Paul McGarr is a lecturer in intelligence studies at King’s College London. He has published articles on British and American relations with South Asia, and the wider Global South, in Intelligence & National Security, Diplomatic History, The International History Review, The Journal of Imperial and Commonwealth History, Modern Asian Studies, and Diplomacy and Statecraft. He is the author of The Cold War in South Asia: Britain, the United States and the Indian Subcontinent, 1945-1965 (Cambridge University Press, 2013). His next book, Spying in South Asia: Britain, the United States and India’s Secret Cold War, examines interventions made by the intelligence and security services of Britain and the United States in post-colonial India and their strategic, political, and socio-cultural impact in the subcontinent. It will be published by Cambridge University Press in April 2024.

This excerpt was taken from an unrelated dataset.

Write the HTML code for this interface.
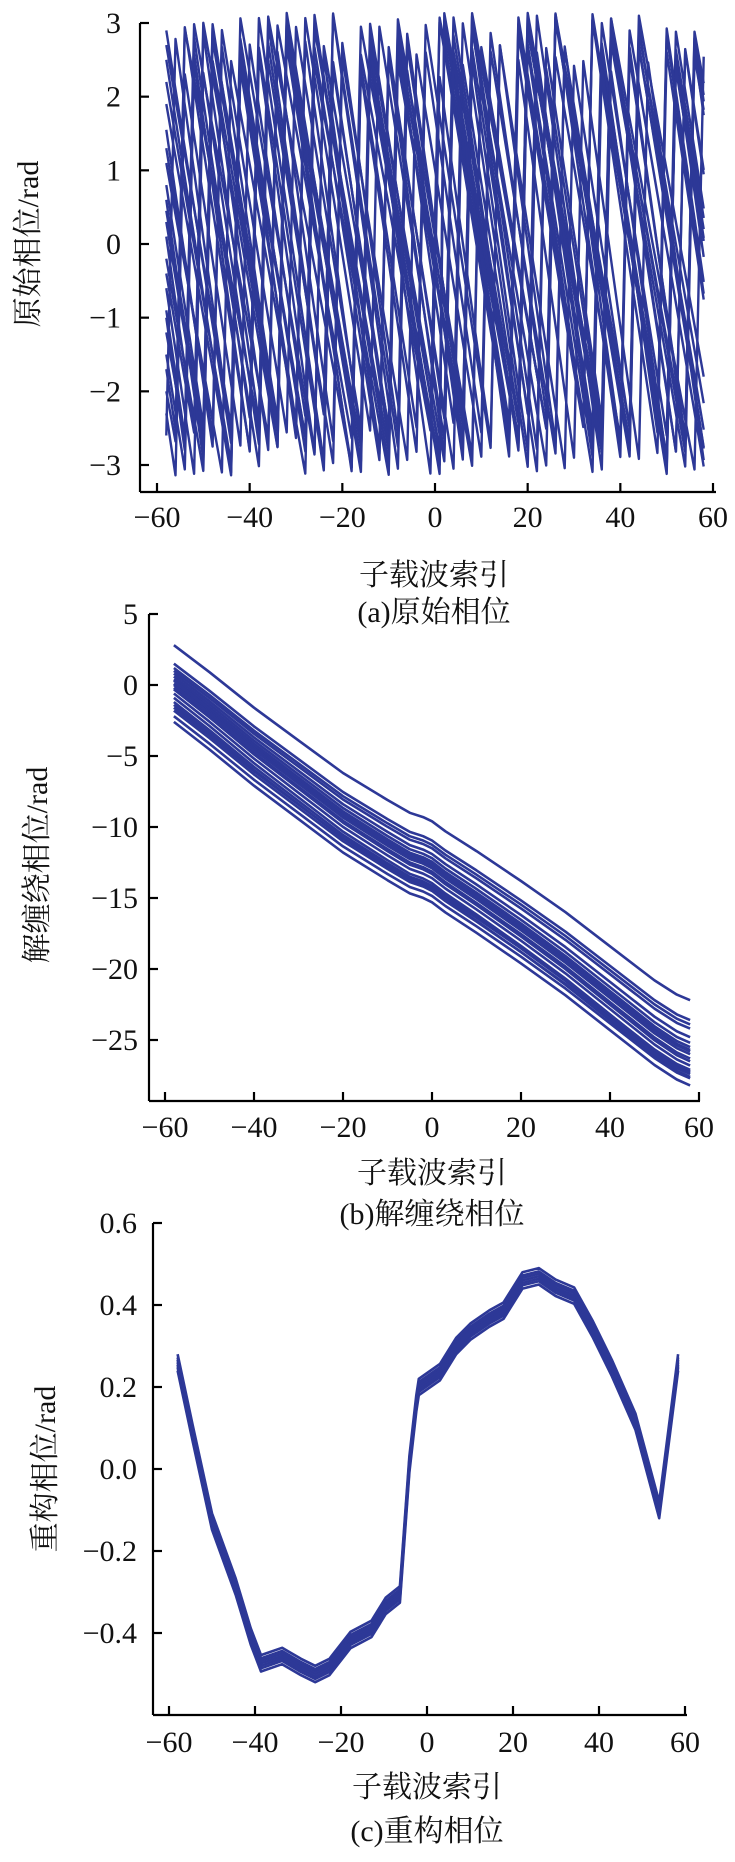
<!DOCTYPE html>
<html><head><meta charset="utf-8">
<style>
html,body{margin:0;padding:0;background:#fff;}
svg{display:block;}
text{font-family:"Liberation Serif","Noto Serif CJK SC",serif;fill:#111;}
</style></head>
<body>
<svg id="fig" width="735" height="1862" viewBox="0 0 735 1862" xmlns="http://www.w3.org/2000/svg"></svg>
<script>
// ---------- data ----------
const xTicks = [-60,-40,-20,0,20,40,60];
const aYTicks = [3,2,1,0,-1,-2,-3];
const bYTicks = [5,0,-5,-10,-15,-20,-25];
const cYTicks = [0.6,0.4,0.2,0.0,-0.2,-0.4];
const cYLabels = ["0.6","0.4","0.2","0.0","\u22120.2","\u22120.4"];

// (a) raw phase: sample indices, per-line start phase and slope (rad/subcarrier)
const aSamples = [-58,-56,-54,-52,-50,-48,-46,-44,-42,-40,-38,-36,-34,-32,-30,-28,-26,-24,-22,-20,-18,-16,-14,-12,-10,-8,-6,-4,-2,-1,1,2,4,6,8,10,12,14,16,18,20,22,24,26,28,30,32,34,36,38,40,42,44,46,48,50,52,54,56,58];
const aStart = [2.9,2.7,1.55,1.1,0.8,0.45,0.1,-0.2,-0.6,-1.5,-2.0,-2.6,2.5,1.9,0.3,-0.9,-1.2,-1.7,2.2,0.6,-0.4,-2.3,1.3,-1.0];
const aSlope = [-0.40,-0.37,-0.43,-0.35,-0.41,-0.38,-0.44,-0.36,-0.42,-0.39,-0.34,-0.45,-0.40,-0.36,-0.38,-0.43,-0.35,-0.41,-0.37,-0.44,-0.36,-0.42,-0.39,-0.45];

// (b) unwrapped phase: base curve + per-line offsets (start, end)
const bK = [-58,-50,-40,-30,-20,-10,-5,-2,0,3,10,20,30,40,50,55,58];
const bBase = [2.8,0.9,-1.6,-3.9,-6.2,-8.1,-9.0,-9.3,-9.6,-10.3,-11.7,-13.8,-16.0,-18.4,-20.8,-21.8,-22.2];
const bOffStart = [0,-1.3,-1.6,-1.8,-2.0,-2.2,-2.4,-2.5,-2.7,-2.8,-3.0,-3.1,-3.4,-3.7,-4.0,-4.2,-4.4,-4.6,-5.0,-5.4];
const bOffEnd = [0,-1.4,-1.7,-2.0,-2.6,-3.0,-3.3,-3.5,-3.6,-3.8,-4.1,-4.3,-4.6,-5.0,-5.1,-5.4,-4.9,-5.2,-5.5,-6.0];

// (c) reconstructed phase: base curve + small per-line offsets
const cK = [-58,-54.5,-50,-44.5,-41,-38.6,-33.7,-29.3,-26,-22.7,-17.8,-12.9,-9.6,-6.3,-4.1,-2.5,-1.9,3,6.8,10.1,14.5,17.8,22.2,26,29.9,34.2,38.6,43,48.5,54,58.4];
const cVal = [0.26,0.087,-0.128,-0.287,-0.408,-0.474,-0.456,-0.483,-0.50,-0.483,-0.417,-0.39,-0.334,-0.306,0.012,0.16,0.2,0.236,0.30,0.335,0.367,0.386,0.46,0.47,0.442,0.423,0.34,0.246,0.115,-0.10,0.26];
const cOff = [-0.02,-0.012,-0.006,0,0.006,0.012,0.02];

// ---------- helpers ----------
const NS = "http://www.w3.org/2000/svg";
const svg = document.getElementById('fig');
const COLOR = "#2d3897";
function el(tag, attrs, parent){
  const e = document.createElementNS(NS, tag);
  for (const k in attrs) e.setAttribute(k, attrs[k]);
  (parent||svg).appendChild(e);
  return e;
}
function lin(d0,d1,r0,r1){ return v => r0 + (v-d0)*(r1-r0)/(d1-d0); }
function fmt(v){ return (v<0?"\u2212":"") + Math.abs(v); }

function drawAxes(g, cfg){
  const {x, y, axX, axYTop, axYBot, axXRight, yTicks, yLabels, yLabRight, xLabY, xTitleY, capY, capText, yTitle, yTitlePos, xCenter} = cfg;
  const ya = el('line',{x1:axX,y1:axYTop,x2:axX,y2:axYBot,stroke:"#000","stroke-width":2.2},g);
  
  
  const xa = el('line',{x1:axX,y1:axYBot,x2:axXRight,y2:axYBot,stroke:"#000","stroke-width":2.2},g);
  
  
  yTicks.forEach((v,i)=>{
    const py = y(v);
    const t = el('line',{x1:axX,y1:py,x2:axX+9,y2:py,stroke:"#000","stroke-width":2.2},g);
    
    
    const lb = el('text',{x:yLabRight,y:py+10,"text-anchor":"end","font-size":30},g);
    lb.textContent = yLabels ? yLabels[i] : fmt(v);
    
    
  });
  xTicks.forEach(v=>{
    const px = x(v);
    const t = el('line',{x1:px,y1:axYBot,x2:px,y2:axYBot-9,stroke:"#000","stroke-width":2.2},g);
    
    
    const lb = el('text',{x:px,y:xLabY+10,"text-anchor":"middle","font-size":30},g);
    lb.textContent = fmt(v);
    
    
  });
  const xt = el('text',{x:xCenter,y:xTitleY+11,"text-anchor":"middle","font-size":30},g);
  xt.textContent = "子载波索引";
  
  
  const cp = el('text',{x:xCenter,y:capY+11,"text-anchor":"middle","font-size":30},g);
  cp.textContent = capText;
  
  
  const yt = el('text',{x:0,y:0,"text-anchor":"middle","font-size":30,transform:`translate(${yTitlePos[0]+10},${yTitlePos[1]}) rotate(-90)`},g);
  yt.textContent = yTitle;
  
  
}
function polyline(g, pts, name, w){
  const p = el('polyline',{points:pts.map(p=>p[0].toFixed(1)+","+p[1].toFixed(1)).join(" "),fill:"none",stroke:COLOR,"stroke-width":w||2.2,"stroke-linejoin":"round"},g);
  
  
}
function interp(ks, vs, k){
  for (let i=0;i<ks.length-1;i++){
    if (k<=ks[i+1]) return vs[i] + (vs[i+1]-vs[i])*(k-ks[i])/(ks[i+1]-ks[i]);
  }
  return vs[vs.length-1];
}
function wrap(p){ while(p>Math.PI) p-=2*Math.PI; while(p<-Math.PI) p+=2*Math.PI; return p; }

// ---------- chart a ----------
const gA = el('g',{});


{
  const x = lin(-60,60,157,713), y = lin(3,-3,23,465);
  const lines = el('g',{},gA);
  
  
  aStart.forEach((s,i)=>{
    const pts = aSamples.map(k=>[x(k), y(wrap(s + aSlope[i]*(k-aSamples[0])))]);
    polyline(lines, pts, 'raw-phase-line', 2.4);
  });
  drawAxes(gA,{x,y,axX:140,axYTop:23,axYBot:492,axXRight:716,yTicks:aYTicks,yLabRight:121,xLabY:517,xTitleY:574,capY:611,capText:"(a)原始相位",yTitle:"原始相位/rad",yTitlePos:[28,244],xCenter:434});
}

// ---------- chart b ----------
const gB = el('g',{});


{
  const x = lin(-60,60,165,699), y = lin(0,-25,685,1040);
  const lines = el('g',{},gB);
  
  
  bOffStart.forEach((o0,i)=>{
    const o1 = bOffEnd[i];
    const pts = bK.map(k=>[x(k), y(interp(bK,bBase,k) + o0 + (o1-o0)*(k-bK[0])/(bK[bK.length-1]-bK[0]))]);
    polyline(lines, pts, 'unwrapped-phase-line', 2.6);
  });
  drawAxes(gB,{x,y,axX:149,axYTop:614,axYBot:1101,axXRight:700,yTicks:bYTicks,yLabRight:138,xLabY:1127,xTitleY:1172,capY:1213,capText:"(b)解缠绕相位",yTitle:"解缠绕相位/rad",yTitlePos:[37,865],xCenter:432});
}

// ---------- chart c ----------
const gC = el('g',{});


{
  const x = lin(-60,60,169,685), y = lin(0.4,0,1305,1469);
  const lines = el('g',{},gC);
  
  
  cOff.forEach(o=>{
    const pts = cK.map((k,i)=>[x(k), y(cVal[i]+o)]);
    polyline(lines, pts, 'reconstructed-phase-line', 2.6);
  });
  drawAxes(gC,{x,y,axX:153,axYTop:1223,axYBot:1715,axXRight:687,yTicks:cYTicks,yLabels:cYLabels,yLabRight:137,xLabY:1742,xTitleY:1786,capY:1830,capText:"(c)重构相位",yTitle:"重构相位/rad",yTitlePos:[45,1469],xCenter:427});
}
</script>
</body></html>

Pauline Blistène is a Lecturer in the Department of War Studies at King’s College London and a research associate at the Norwegian Defence Intelligence School. Prior to this appointment, she was a Postdoctoral Research Fellow on the ERC-funded DEMOSERIES project at the Sorbonne in Paris, France. She graduated from her PhD at the Sorbonne in 2020, having previously worked for the French equivalent of BBC Radio 4 (France Culture). She has published numerous articles on spy fiction in a wide range of academic journals including Intelligence and National Security, The Cambridge Review of International Affairs, Open Philosophy, TV/Series, A Contrario, and has co-edited the Intelligence and National Security special issue on John le Carré with Damien Van Puyvelde. Pauline currently works on her first book entitled ‘Hidden in Plain Sight. Spy fiction, Secrecy and Democracy’. She is also the author and producer of the podcast Espion, une vie sous légende , which uses the French spy hit The Bureau as an entry point into the real world of spies.